XXII.
Voilà, mon cher Donat, ce que j'avais à vous dire touchant la colère de Dieu, afin que vous sussiez ce que vous aurez à répondre à ceux qui semblent lui ôter toute sorte de mouvements. Après cela, il ne me reste plus rien à faire, si ce n'est de finir cet ouvrage de la même sorte que Cicéron a fini ses livres des Questions Tusculanes, et de tirer des divines Écritures des témoignages irréprochables pour convaincre ceux qui, s'imaginant faussement que Dieu est exempt de colère, détruisent toute la religion, sans laquelle, comme je crois l'avoir fait voir, nous serions semblables aux bêtes et nous égalerions en cruauté celles qui sont les plus farouches, et en ignorance celles qui sont les plus stupides. La sagesse ne consiste que dans la religion, c'est-à-dire dans la connaissance de Dieu. Les prophètes, qui étaient des hommes tout remplis de son esprit, n'ont parlé que de la bonté qu'il a pour les gens de bien et de la colère qu'il conçoit contre les impies. Ces témoignages ne sont que trop suffisants à notre égard. Mais parce qu'ils sont rejetés par ceux qui n'ont point d'autre marque de la profession qu'ils font d'être sages que celle qu'ils tirent de la longueur de leurs cheveux et de la façon de leur habit, je suis obligé d'y ajouter des preuves fondées sur le raisonnement. Je sais bien que cette méthode est contraire à celle que je devrais tenir, et que, au lieu d'appuyer la foi par des raisons, il faudrait confirmer la raison par la foi. Mais je m'éloigne à dessein de cet ordre, de peur que, si je le suivais, la dispute ne fût trop longue et ne produisit aucun fruit. Apportons donc des témoignages que les philosophes puissent recevoir, ou qu'au moins ils ne .puissent rejeter. Beaucoup de célèbres écrivains ont dit qu'il y a eu plusieurs sibylles, comme Ariston de Chiot et Apollodore d'Erythrée parmi les Grecs, Varron et Fenestella parmi les Latins. Ils demeurent tous d'accord que la plus illustre fut celle d’Erythrée, et Apollodore témoigne tenir à grand honneur d'avoir été de son pays. Fenestella conte que le sénat envoya des ambassadeurs à Erythrée pour en rapporter les vers de celte sibylle, et pour les mettre (sous le consulat de Curion et d'Octave) dans le Capitole, qui a été réparé par les soins de Catule. Voici comment elle parle du souverain créateur du monde :
Il est éternel, incorruptible, récompense les bons au-delà de leur mérite et réserve pour les méchants de redoutables effets de sa colère.

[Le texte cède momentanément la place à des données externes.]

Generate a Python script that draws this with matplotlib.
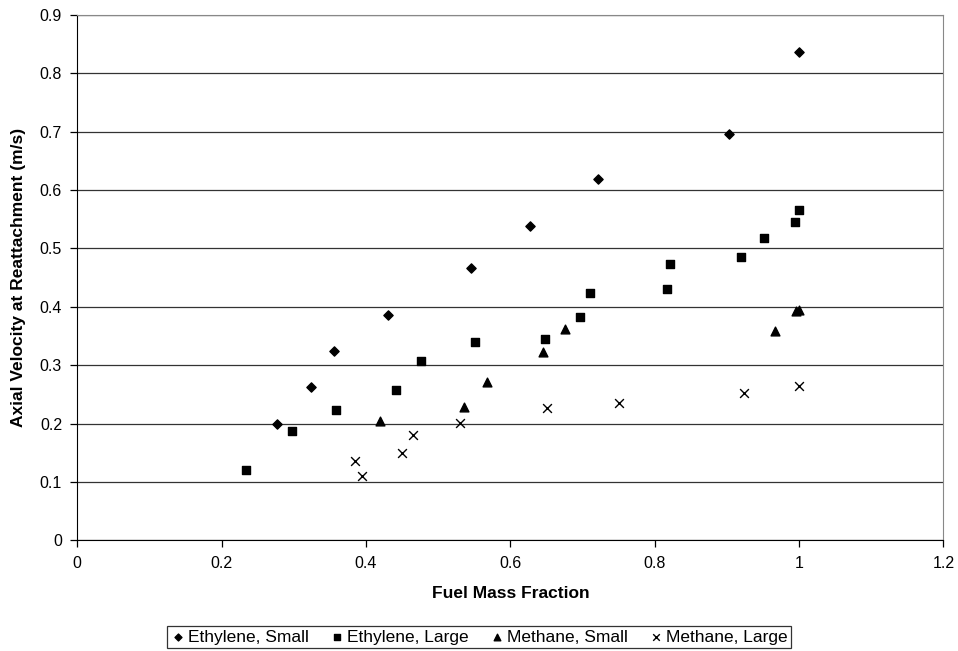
import matplotlib.pyplot as plt

plt.rcParams['font.family'] = ['Liberation Sans', 'DejaVu Sans']

# data
eth_small_x = [0.277, 0.324, 0.355, 0.431, 0.545, 0.627, 0.721, 0.903, 1.0]
eth_small_y = [0.199, 0.262, 0.325, 0.385, 0.467, 0.539, 0.619, 0.695, 0.837]

eth_large_x = [0.234, 0.297, 0.358, 0.441, 0.476, 0.551, 0.648, 0.697, 0.711,
               0.817, 0.821, 0.920, 0.952, 0.994, 1.0]
eth_large_y = [0.121, 0.187, 0.224, 0.257, 0.307, 0.339, 0.344, 0.382, 0.424,
               0.430, 0.473, 0.485, 0.518, 0.545, 0.566]

meth_small_x = [0.420, 0.536, 0.567, 0.645, 0.676, 0.967, 0.996, 1.0]
meth_small_y = [0.204, 0.229, 0.271, 0.322, 0.362, 0.359, 0.393, 0.395]

meth_large_x = [0.385, 0.395, 0.450, 0.465, 0.530, 0.651, 0.751, 0.924, 1.0]
meth_large_y = [0.135, 0.111, 0.150, 0.180, 0.201, 0.227, 0.236, 0.253, 0.265]

fig = plt.figure(figsize=(9.58, 6.51), dpi=100)
ax = fig.add_axes([0.0807, 0.170, 0.904, 0.8074])

ax.scatter(eth_small_x, eth_small_y, marker='D', s=22, color='black', label='Ethylene, Small', zorder=3)
ax.scatter(eth_large_x, eth_large_y, marker='s', s=40, color='black', label='Ethylene, Large', zorder=3)
ax.scatter(meth_small_x, meth_small_y, marker='^', s=40, color='black', label='Methane, Small', zorder=3)
ax.scatter(meth_large_x, meth_large_y, marker='x', s=40, color='black', linewidths=1.0,
           label='Methane, Large', zorder=3)

ax.set_xlim(0, 1.2)
ax.set_ylim(0, 0.9)
ax.set_xticks([0, 0.2, 0.4, 0.6, 0.8, 1.0, 1.2])
ax.set_xticklabels(['0', '0.2', '0.4', '0.6', '0.8', '1', '1.2'])
ax.set_yticks([i / 10 for i in range(10)])
ax.set_yticklabels(['0'] + ['%.1f' % (i / 10) for i in range(1, 10)])
ax.yaxis.grid(True, color='#333333', linewidth=0.9)
ax.set_axisbelow(True)

ax.tick_params(direction='out', length=5, width=0.9, labelsize=11.5, pad=6)
for side in ['left', 'bottom']:
    ax.spines[side].set_color('black')
for side in ['top', 'right']:
    ax.spines[side].set_color('#888888')

ax.set_xlabel('Fuel Mass Fraction', fontsize=12.5, fontweight='bold', labelpad=11)
ax.set_ylabel('Axial Velocity at Reattachment (m/s)', fontsize=12.5, fontweight='bold', labelpad=10)

leg = fig.legend(loc='center', bbox_to_anchor=(0.5, 0.0215), ncol=4, fontsize=12.5,
                 frameon=True, fancybox=False, edgecolor='black', handletextpad=0.1,
                 columnspacing=1.2, handlelength=0.9, borderpad=0.2, markerscale=0.75)
leg.get_frame().set_linewidth(0.9)

fig.savefig('out.png', dpi=100)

En parlant dans un autre endroit des actions qui déplaisent à Dieu.
Fuyez, dit-elle, les sacrifices impies, et n'en offrez qu’à Dieu vivant. Évitez l'adultère et les conjonctions abominables et contraires à la nature. Ayez soin de nourrir vos enfants et gardez-vous de les tuer ; car l’Immortel entre dans une colère implacable contre ceux qui commettent ces crimes.
Voila une preuve très expresse de la colère que Dieu conçoit contre les méchants.